Leere, Schrecken, Bedrückung – Auschwitz
Aenne Wagener
Als wir alle im Bus saßen, auf dem Weg nach Oświęcim (deutsch: Auschwitz), dachten wir noch, wir wären bereit für das, was uns erwarten würde. Auch als wir aus dem Bus ausstiegen, das umliegende Gelände der Jugendbegegnungsstätte erkundeten und einen Workshop über Auschwitz begannen, hätten wir uns nicht im Entferntesten vorstellen können, was wir am Tag darauf sehen und fühlen würden.
Was mich am meisten geprägt hat auf dieser Fahrt? Oder was mich am meisten berührt hat? Es ist jetzt ungefähr zwei Monate her, dass ich in Auschwitz war, doch ich erinnere mich noch genau an das Gefühl während des Betretens der Lager. Unendliche Leere, Angst und ein die ganze Zeit auf der Brust liegendes Gefühl von Bedrückung. Als wir dann Auschwitz-Birkenau betreten haben, wurde mir fast schon schlecht. Kurze Lichtblicke zwischendurch, als Vögel vorbeiflogen, als man kurz anderes Leben erblicken konnte. War das damals auch so? Als ich einen Vogel vorbeifliegen sah, dachte ich auch über den Begriff Freiheit nach?

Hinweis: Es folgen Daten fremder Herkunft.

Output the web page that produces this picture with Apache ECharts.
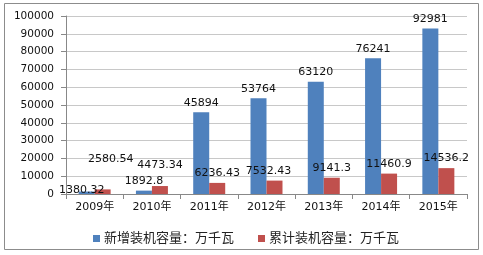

Ich konnte erst aufatmen, als wir das Gelände wieder verließen und uns frei von der Gruppe, auch kurz alleine, bewegen konnten und das Gelände der Jugendbegegnungsstätte betraten. Ich erinnere mich noch genau an die Stimmung, an meine Gefühle, wenn wir abends in der Reflexionsrunde saßen und uns angeschwiegen haben. Wir wurden gefragt, ob wir über etwas sprechen wollten oder ob wir etwas anzumerken hätten. Tränen lagen in unseren Augen, Schweigen in der Luft. Manche wollten vielleicht nicht reden, die meisten konnten es auch nicht. Ich konnte nicht reden. Ich konnte einfach nicht in Worte fassen, was ich den Tag über gesehen hatte, ich konnte auch nicht ansatzweise darüber reden, was ich gefühlt hatte.
Ich erinnere mich noch an einen Abend, da kamen wir, glaube ich, von Auschwitz-Birkenau zurück und teilten uns in kleine Gruppen auf, weil es uns leichter fiel, in Kleingruppen unsere Gedanken zu teilen. Meine Gruppe verteilte sich in einem Durchgang, in dem ein Klavier stand. Ich setzte mich auf den Stuhl davor und drückte meine Gefühle in Musik aus. Ich spielte, ohne wirklich darüber nachzudenken, was ich spielte. Sekunden vergingen, Minuten vergingen und ich spielte immer noch. Als ich den letzten Ton gespielt hatte und mich dann umdrehte, hatten manche Zuhörer um mich herum Tränen in den Augen und eine meinte, dass diese Musik genau auf ihre Gefühle zutreffen würde. Wir drückten unsere Gefühle und Gedanken also nicht in einem Gespräch darüber aus, sondern anders – ich suchte mir die Musik als Ventil aus und anscheinend fühlten sich viele ähnlich, wie das, was ich durch meine Musik ausgedrückt hatte.
Mich nahm vieles mit, gedanklich und emotional. Da war das Gefühl von Trauer in den Arbeitslagern, Ekel, nachdem ich am Täter-Workshop teilgenommen hatte und Bedrückung während der Touren. Ich habe durchaus in Auschwitz gelitten, aber zu wissen, dass die Menschen früher, die dort inhaftiert waren, so viel mehr durchmachen mussten, so unendliche Qualen, das hat mich tief tief getroffen.
Und beim Schreiben dieser Absätze, schießen mir immer wieder dieselben Fragen in den Kopf: Was für ein Mensch musste man sein, um seine Mitmenschen so zu behandeln? Was war geschehen, dass so etwas überhaupt passieren konnte? Kein Mensch verdient so behandelt zu werden. Niemand!
Und das, was mir wirklich völlig klar geworden ist, ist, dass wir zwar keine Schuld an dem Holocaust tragen, dass wir aber die Verantwortung haben, dass sich Auschwitz nie wiederholen darf und dass wir unser Wissen über Auschwitz weitergeben müssen.